Without the pictures, print the lines running from the beginning of the material to the line containing "plt.rcParams['font.family'] = ['Liberation", both ends included.

§ **PROVIDED MATERIAL**
(begin)

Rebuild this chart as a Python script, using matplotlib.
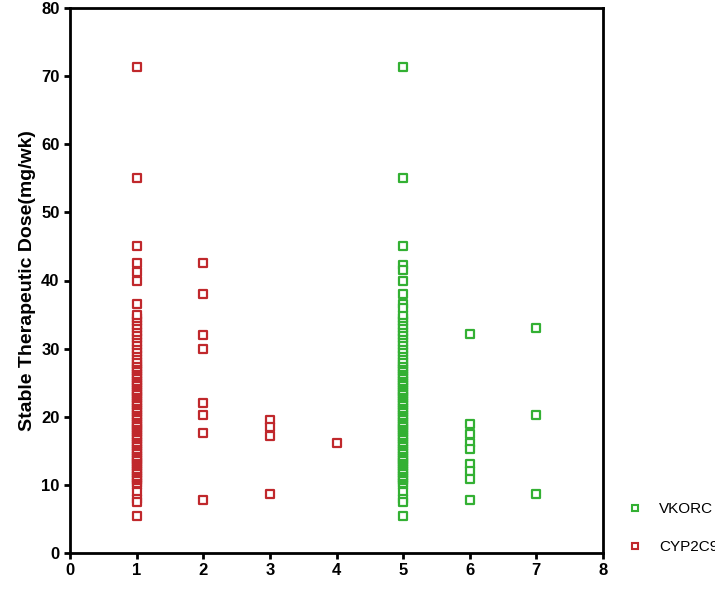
import matplotlib
matplotlib.use("Agg")
import matplotlib.pyplot as plt
from matplotlib.lines import Line2D

plt.rcParams['font.family'] = ['Liberation Sans', 'DejaVu Sans']

dense = [10, 10.3, 10.7, 11, 11.3, 11.7, 12, 12.3, 12.7, 13, 13.3, 13.7, 14, 14.3, 14.7,
         15, 15.3, 15.7, 16, 16.3, 16.7, 17, 17.3, 17.7, 18, 18.3, 18.7, 19, 19.3, 19.7,
         20, 20.3, 20.7, 21, 21.3, 21.7, 22, 22.3, 22.7, 23, 23.3, 23.7, 24, 24.3, 24.7,
         25, 25.3, 25.7, 26, 26.3, 26.7, 27, 27.3, 27.7, 28, 28.5, 29, 29.5, 30, 30.5,
         31, 31.5, 32, 32.5, 33, 33.5, 34, 34.5, 35]
cyp_x1 = [71.4, 55.1, 45, 42.5, 41.2, 40, 36.5, 9, 8, 7.5, 5.5]
cyp_x2 = [42.5, 38, 32, 30, 22, 20.2, 17.6, 7.8]
cyp_x3 = [19.5, 18.5, 17.2, 8.7]
cyp_x4 = [16.2]
vk_x5 = [71.4, 55.1, 45, 42.3, 41.5, 40, 38, 36.5, 36, 9, 8, 7.5, 5.5]
vk_x6 = [32.2, 19, 17.4, 16.2, 15.3, 13, 12, 10.9, 7.8]
vk_x7 = [33, 20.2, 8.7]

cyp_x = [1]*(len(dense)+len(cyp_x1)) + [2]*len(cyp_x2) + [3]*len(cyp_x3) + [4]*len(cyp_x4)
cyp_y = dense + cyp_x1 + cyp_x2 + cyp_x3 + cyp_x4
vk_x = [5]*(len(dense)+len(vk_x5)) + [6]*len(vk_x6) + [7]*len(vk_x7)
vk_y = dense + vk_x5 + vk_x6 + vk_x7

red = "#c0282c"
green = "#33b033"

fig = plt.figure(figsize=(7.15, 5.92), dpi=100)
ax = fig.add_axes([70/715, 1-553/592, 533/715, 545/592])
ax.scatter(cyp_x, cyp_y, marker="s", s=26, facecolors="white", edgecolors=red, linewidths=1.6, zorder=3)
ax.scatter(vk_x, vk_y, marker="s", s=26, facecolors="white", edgecolors=green, linewidths=1.6, zorder=3)
ax.set_xlim(0, 8)
ax.set_ylim(0, 80)
ax.set_xticks(range(0, 9))
ax.set_yticks(range(0, 81, 10))
for s in ax.spines.values():
    s.set_linewidth(2)
ax.tick_params(width=2, length=4, labelsize=12)
for lab in ax.get_xticklabels() + ax.get_yticklabels():
    lab.set_fontweight("bold")
ax.set_ylabel("Stable Therapeutic Dose(mg/wk)", fontsize=14, fontweight="bold")

h = [Line2D([], [], ls="none", marker="s", ms=5, mfc="white", mec=green, mew=1.5),
     Line2D([], [], ls="none", marker="s", ms=5, mfc="white", mec=red, mew=1.5)]
fig.legend(h, ["VKORC", "CYP2C9"], loc="lower left", bbox_to_anchor=(612/715, 30/592),
           frameon=False, fontsize=11, labelspacing=1.6, handletextpad=0.6, borderpad=0)
fig.savefig("out.png", dpi=100)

(end)

§ **WRITTEN SOLUTION**
Rebuild this chart as a Python script, using matplotlib.
import matplotlib
matplotlib.use("Agg")
import matplotlib.pyplot as plt
from matplotlib.lines import Line2D

plt.rcParams['font.family'] = ['Liberation Sans', 'DejaVu Sans']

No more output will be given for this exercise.